Tuesday, February 16, 2010

One Hundred and Fifty-one

The touch of a single snowflake is but a whisper of force. Bring enough snowflakes to bear, however, and trees are felled by them; valleys are cut by them; mountains crumble beneath them. And still, the touch of a single snowflake is but a whisper of force.

The touch of my Ki upon uke during kokyu nage is like a single snowflake; until, that is, it isn't. At the moment our congruent motions reach the limit of his balance and my maximized extension, when he is at his lightest and I am at my heaviest, that single snowflake-like touch of Ki becomes an avalanche.

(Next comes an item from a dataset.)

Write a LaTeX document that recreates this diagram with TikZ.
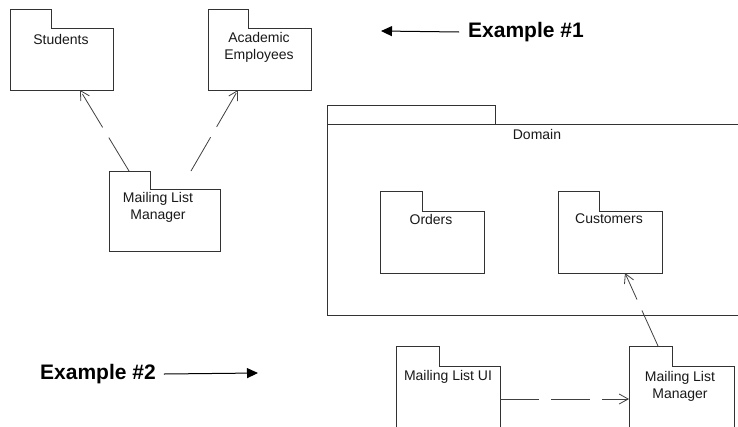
\documentclass[tikz,border=0pt]{standalone}
\usepackage{fontspec}
\setmainfont{Liberation Sans}
\usetikzlibrary{arrows.meta}
\tikzset{
 pkgline/.style={draw=black!80, line width=0.9pt},
 pkgbox/.style={draw=none, inner sep=0pt, outer sep=0pt, rectangle},
 pkgtext/.style={font=\fontsize{14}{17}\selectfont, align=center, inner sep=0pt, text=black!90},
 dep/.style={draw=black!75, line width=0.8pt, dash pattern=on 39pt off 12pt, -{Straight Barb[length=9pt,width=10pt,line width=0.8pt]}},
 exlabel/.style={font=\fontsize{21}{25}\selectfont\bfseries, inner sep=0pt},
 exarrow/.style={draw=black, line width=1pt, -{Triangle[length=11pt,width=10pt]}},
}
% small package: one outline
\newcommand{\umlpkg}[7]{%
 \node[pkgbox, minimum width=#4pt, minimum height=#5pt, anchor=north west] (#1) at (#2,#3) {};
 \draw[pkgline, line join=miter] (#1.north west) -- ++(#6,0) -- ++(0,#7) -- ([yshift=-#7pt]#1.north east)
   -- (#1.south east) -- (#1.south west) -- cycle;
}
% large package: tab and body as two boxes
\newcommand{\umlbigpkg}[7]{%
 \node[pkgbox, minimum width=#4pt, minimum height=#5pt, anchor=north west] (#1) at (#2,#3) {};
 \draw[pkgline] (#1.north west) rectangle ++(#6,#7);
 \draw[pkgline] ([yshift=-#7pt]#1.north west) rectangle (#1.south east);
}
\begin{document}
\begin{tikzpicture}[x=1pt,y=-1pt]
\fill[white] (0,0) rectangle (738,426);
\clip (0,0) rectangle (738,426);
% packages
\umlpkg{stud}{10}{9}{103}{81}{41}{19}
\umlpkg{acad}{208}{9}{103}{81}{40}{19}
\umlpkg{mlma}{109}{171}{111}{80}{41}{18}
\umlbigpkg{domain}{327}{105}{420}{210}{168}{19}
\umlpkg{orders}{380}{191}{104}{82}{42}{20}
\umlpkg{cust}{558}{191}{104}{82}{41}{20}
\umlpkg{mlui}{396}{346}{104}{100}{43}{20}
\umlpkg{mlmb}{629}{346}{105}{100}{43}{20}
% labels
\node[pkgtext] (studlbl) at (61,39) {Students};
\node[pkgtext] (acadlbl) at (259,47) {Academic\\Employees};
\node[pkgtext] (mlmalbl) at (158,207) {Mailing List\\Manager};
\node[pkgtext] (domainlbl) at (537,134) {Domain};
\node[pkgtext] (orderslbl) at (431,219) {Orders};
\node[pkgtext] (custlbl) at (609,219) {Customers};
\node[pkgtext] (muilbl) at (448,377) {Mailing List UI};
\node[pkgtext] (mlmblbl) at (680,386) {Mailing List\\Manager};
% dependencies
\draw[dep] ([xshift=20pt]mlma.north west) -- ([xshift=70pt]stud.south west);
\draw[dep] ([xshift=82pt]mlma.north west) -- ([xshift=30pt]acad.south west);
\draw[dep] ([xshift=29pt]mlmb.north west) -- ([xshift=67pt]cust.south west);
\draw[dep] ([yshift=-53pt]mlui.north east) -- ([yshift=-53pt]mlmb.north west);
% example labels
\node[exlabel, anchor=west] (ex1) at (468,32) {Example \#1};
\coordinate (ex1tip) at (381,31);
\draw[exarrow] ([xshift=-9pt]ex1.west) -- (ex1tip);
\node[exlabel, anchor=west] (ex2) at (40,374) {Example \#2};
\coordinate (ex2tip) at (258,373);
\draw[exarrow] ([xshift=8pt]ex2.east) -- (ex2tip);
\end{tikzpicture}
\end{document}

At moments like that I am fully aware of our connections; to each other, to the group around us, to the wider universe. The deeper reality of Aikido training becomes manifest, and while transient, leaves a little of itself behind each time. And so I continue to grow.

Friday, February 12, 2010

One Hundred and Fifty

As I practice I realize that my movement shapes the space around me. Without physically controlling uke I nevertheless control where she may move in order to continue with her attack. And while she may still have many paths to take in order to reengage with me, her likelihood of success along any one of them is remote.

It’s not really that simple, of course. For uke moves as well and about her center, just as about mine, space is shaped, distorted, defined. And I can find myself caught in currents that threaten to whisk me from my path and move me from confluence to intersection with uke on her terms thereby increasing the probability of a successful attack.

Therefore I seek to occupy the center that is common to our centers, the point at which conflict becomes cooperation; where forces coincide and neutralize one another… where Ki flows freely and I become its conduit.